Consider the listing below. Extract exactly the lines from the line containing "Emit a web page" to the line containing "-4, -8, -16, -15, -13, -9, -3, -3, -15, -15, -19];", both included.

_DATASET_:
-*-*-
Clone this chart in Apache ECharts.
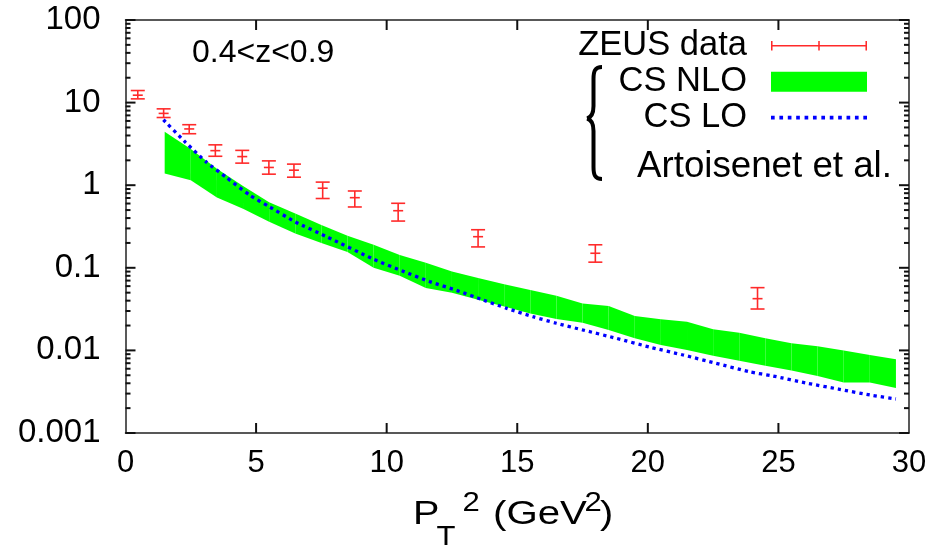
-*-*-
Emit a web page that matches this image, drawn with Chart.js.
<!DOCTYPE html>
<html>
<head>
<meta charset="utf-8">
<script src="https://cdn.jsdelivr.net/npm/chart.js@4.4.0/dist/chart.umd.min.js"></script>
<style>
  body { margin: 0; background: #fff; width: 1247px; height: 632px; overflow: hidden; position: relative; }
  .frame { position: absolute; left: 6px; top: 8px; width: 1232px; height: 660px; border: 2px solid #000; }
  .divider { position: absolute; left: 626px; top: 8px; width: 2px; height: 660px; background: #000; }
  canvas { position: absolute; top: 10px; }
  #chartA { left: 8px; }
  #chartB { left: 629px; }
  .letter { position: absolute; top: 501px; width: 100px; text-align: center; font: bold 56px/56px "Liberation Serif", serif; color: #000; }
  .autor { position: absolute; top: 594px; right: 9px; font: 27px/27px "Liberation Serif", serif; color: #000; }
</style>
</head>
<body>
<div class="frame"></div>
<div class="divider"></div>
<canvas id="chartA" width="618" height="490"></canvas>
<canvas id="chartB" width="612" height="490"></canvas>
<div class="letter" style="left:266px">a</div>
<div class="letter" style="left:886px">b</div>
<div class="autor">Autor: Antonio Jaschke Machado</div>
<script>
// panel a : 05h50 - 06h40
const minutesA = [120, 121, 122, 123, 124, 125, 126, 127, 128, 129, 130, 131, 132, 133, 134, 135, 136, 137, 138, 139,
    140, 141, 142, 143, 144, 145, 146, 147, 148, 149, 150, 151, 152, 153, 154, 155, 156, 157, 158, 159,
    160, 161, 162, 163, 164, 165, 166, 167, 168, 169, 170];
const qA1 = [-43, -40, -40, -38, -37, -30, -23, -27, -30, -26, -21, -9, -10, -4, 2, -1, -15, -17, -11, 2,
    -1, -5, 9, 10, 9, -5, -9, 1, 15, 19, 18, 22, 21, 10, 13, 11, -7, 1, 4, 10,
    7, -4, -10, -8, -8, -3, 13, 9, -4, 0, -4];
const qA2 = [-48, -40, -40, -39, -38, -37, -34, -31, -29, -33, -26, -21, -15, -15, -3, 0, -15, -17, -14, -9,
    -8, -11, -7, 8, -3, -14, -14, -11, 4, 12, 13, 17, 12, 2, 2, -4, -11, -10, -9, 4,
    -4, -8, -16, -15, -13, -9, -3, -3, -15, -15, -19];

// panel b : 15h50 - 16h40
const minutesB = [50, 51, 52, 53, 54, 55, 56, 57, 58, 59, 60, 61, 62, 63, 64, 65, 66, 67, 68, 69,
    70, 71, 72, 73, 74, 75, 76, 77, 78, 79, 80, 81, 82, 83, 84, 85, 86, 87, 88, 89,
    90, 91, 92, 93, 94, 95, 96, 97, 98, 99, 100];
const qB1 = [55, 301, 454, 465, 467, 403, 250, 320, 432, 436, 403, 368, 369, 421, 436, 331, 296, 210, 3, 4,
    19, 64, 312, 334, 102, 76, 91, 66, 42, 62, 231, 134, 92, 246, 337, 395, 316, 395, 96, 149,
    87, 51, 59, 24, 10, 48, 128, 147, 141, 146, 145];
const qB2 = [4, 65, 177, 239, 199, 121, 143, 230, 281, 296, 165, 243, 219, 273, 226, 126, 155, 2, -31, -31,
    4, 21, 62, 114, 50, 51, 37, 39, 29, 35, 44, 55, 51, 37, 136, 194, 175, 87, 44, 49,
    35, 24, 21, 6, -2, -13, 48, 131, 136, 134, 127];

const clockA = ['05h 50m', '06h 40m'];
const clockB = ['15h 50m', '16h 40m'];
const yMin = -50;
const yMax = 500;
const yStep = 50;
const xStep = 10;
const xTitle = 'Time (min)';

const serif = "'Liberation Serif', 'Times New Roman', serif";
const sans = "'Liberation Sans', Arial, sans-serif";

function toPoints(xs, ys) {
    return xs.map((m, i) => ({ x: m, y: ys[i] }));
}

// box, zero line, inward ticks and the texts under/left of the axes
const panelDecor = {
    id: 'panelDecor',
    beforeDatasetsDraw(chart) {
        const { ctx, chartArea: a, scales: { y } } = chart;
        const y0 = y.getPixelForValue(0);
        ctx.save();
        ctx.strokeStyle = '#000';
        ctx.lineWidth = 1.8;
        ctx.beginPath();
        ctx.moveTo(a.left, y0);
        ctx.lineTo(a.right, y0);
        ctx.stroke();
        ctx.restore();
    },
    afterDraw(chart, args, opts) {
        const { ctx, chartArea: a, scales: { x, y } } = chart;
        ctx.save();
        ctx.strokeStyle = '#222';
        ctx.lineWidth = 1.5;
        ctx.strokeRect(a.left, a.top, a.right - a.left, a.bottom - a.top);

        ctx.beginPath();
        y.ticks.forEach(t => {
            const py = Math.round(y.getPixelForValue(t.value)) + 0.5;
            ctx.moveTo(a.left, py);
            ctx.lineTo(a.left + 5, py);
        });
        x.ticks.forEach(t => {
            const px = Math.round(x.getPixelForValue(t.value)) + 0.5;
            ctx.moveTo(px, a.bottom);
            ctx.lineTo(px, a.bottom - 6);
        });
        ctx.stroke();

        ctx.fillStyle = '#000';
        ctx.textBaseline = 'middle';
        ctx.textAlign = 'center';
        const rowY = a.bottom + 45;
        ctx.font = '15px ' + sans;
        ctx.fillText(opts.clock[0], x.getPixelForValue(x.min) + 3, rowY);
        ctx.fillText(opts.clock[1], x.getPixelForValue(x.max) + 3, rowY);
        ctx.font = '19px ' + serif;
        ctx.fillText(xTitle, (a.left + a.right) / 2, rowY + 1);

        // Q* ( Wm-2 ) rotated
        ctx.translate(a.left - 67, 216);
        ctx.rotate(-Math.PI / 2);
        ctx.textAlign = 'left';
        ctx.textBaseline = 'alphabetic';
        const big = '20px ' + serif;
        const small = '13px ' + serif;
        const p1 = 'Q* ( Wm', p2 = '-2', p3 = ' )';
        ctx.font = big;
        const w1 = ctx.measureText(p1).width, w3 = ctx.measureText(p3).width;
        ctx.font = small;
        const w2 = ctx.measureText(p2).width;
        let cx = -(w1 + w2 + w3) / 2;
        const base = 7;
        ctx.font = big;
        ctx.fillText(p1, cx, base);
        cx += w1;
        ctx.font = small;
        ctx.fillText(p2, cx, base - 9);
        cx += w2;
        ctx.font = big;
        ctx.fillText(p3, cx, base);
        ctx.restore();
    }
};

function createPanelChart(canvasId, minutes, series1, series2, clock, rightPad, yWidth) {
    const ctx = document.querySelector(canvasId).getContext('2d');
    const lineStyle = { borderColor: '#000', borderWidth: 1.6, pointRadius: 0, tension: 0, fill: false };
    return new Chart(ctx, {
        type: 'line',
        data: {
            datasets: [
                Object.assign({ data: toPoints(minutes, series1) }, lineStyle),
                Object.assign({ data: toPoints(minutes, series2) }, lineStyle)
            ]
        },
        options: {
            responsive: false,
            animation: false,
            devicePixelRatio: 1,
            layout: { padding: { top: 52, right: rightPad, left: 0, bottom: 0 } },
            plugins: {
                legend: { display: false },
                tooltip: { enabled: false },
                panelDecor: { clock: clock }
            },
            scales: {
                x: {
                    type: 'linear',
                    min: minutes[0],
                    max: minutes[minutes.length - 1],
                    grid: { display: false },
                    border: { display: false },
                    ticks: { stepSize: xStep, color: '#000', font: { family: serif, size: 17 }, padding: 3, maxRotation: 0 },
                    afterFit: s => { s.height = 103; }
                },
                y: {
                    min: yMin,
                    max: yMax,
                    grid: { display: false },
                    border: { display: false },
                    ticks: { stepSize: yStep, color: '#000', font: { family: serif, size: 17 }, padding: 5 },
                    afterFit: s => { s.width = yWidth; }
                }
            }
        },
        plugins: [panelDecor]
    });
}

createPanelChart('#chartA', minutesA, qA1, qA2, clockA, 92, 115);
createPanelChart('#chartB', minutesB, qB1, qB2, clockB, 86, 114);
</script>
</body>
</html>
-*-*-
_SOLUTION FOR THIS PROBLEM_:
Emit a web page that matches this image, drawn with Chart.js.
<!DOCTYPE html>
<html>
<head>
<meta charset="utf-8">
<script src="https://cdn.jsdelivr.net/npm/chart.js@4.4.0/dist/chart.umd.min.js"></script>
<style>
  body { margin: 0; background: #fff; width: 1247px; height: 632px; overflow: hidden; position: relative; }
  .frame { position: absolute; left: 6px; top: 8px; width: 1232px; height: 660px; border: 2px solid #000; }
  .divider { position: absolute; left: 626px; top: 8px; width: 2px; height: 660px; background: #000; }
  canvas { position: absolute; top: 10px; }
  #chartA { left: 8px; }
  #chartB { left: 629px; }
  .letter { position: absolute; top: 501px; width: 100px; text-align: center; font: bold 56px/56px "Liberation Serif", serif; color: #000; }
  .autor { position: absolute; top: 594px; right: 9px; font: 27px/27px "Liberation Serif", serif; color: #000; }
</style>
</head>
<body>
<div class="frame"></div>
<div class="divider"></div>
<canvas id="chartA" width="618" height="490"></canvas>
<canvas id="chartB" width="612" height="490"></canvas>
<div class="letter" style="left:266px">a</div>
<div class="letter" style="left:886px">b</div>
<div class="autor">Autor: Antonio Jaschke Machado</div>
<script>
// panel a : 05h50 - 06h40
const minutesA = [120, 121, 122, 123, 124, 125, 126, 127, 128, 129, 130, 131, 132, 133, 134, 135, 136, 137, 138, 139,
    140, 141, 142, 143, 144, 145, 146, 147, 148, 149, 150, 151, 152, 153, 154, 155, 156, 157, 158, 159,
    160, 161, 162, 163, 164, 165, 166, 167, 168, 169, 170];
const qA1 = [-43, -40, -40, -38, -37, -30, -23, -27, -30, -26, -21, -9, -10, -4, 2, -1, -15, -17, -11, 2,
    -1, -5, 9, 10, 9, -5, -9, 1, 15, 19, 18, 22, 21, 10, 13, 11, -7, 1, 4, 10,
    7, -4, -10, -8, -8, -3, 13, 9, -4, 0, -4];
const qA2 = [-48, -40, -40, -39, -38, -37, -34, -31, -29, -33, -26, -21, -15, -15, -3, 0, -15, -17, -14, -9,
    -8, -11, -7, 8, -3, -14, -14, -11, 4, 12, 13, 17, 12, 2, 2, -4, -11, -10, -9, 4,
    -4, -8, -16, -15, -13, -9, -3, -3, -15, -15, -19];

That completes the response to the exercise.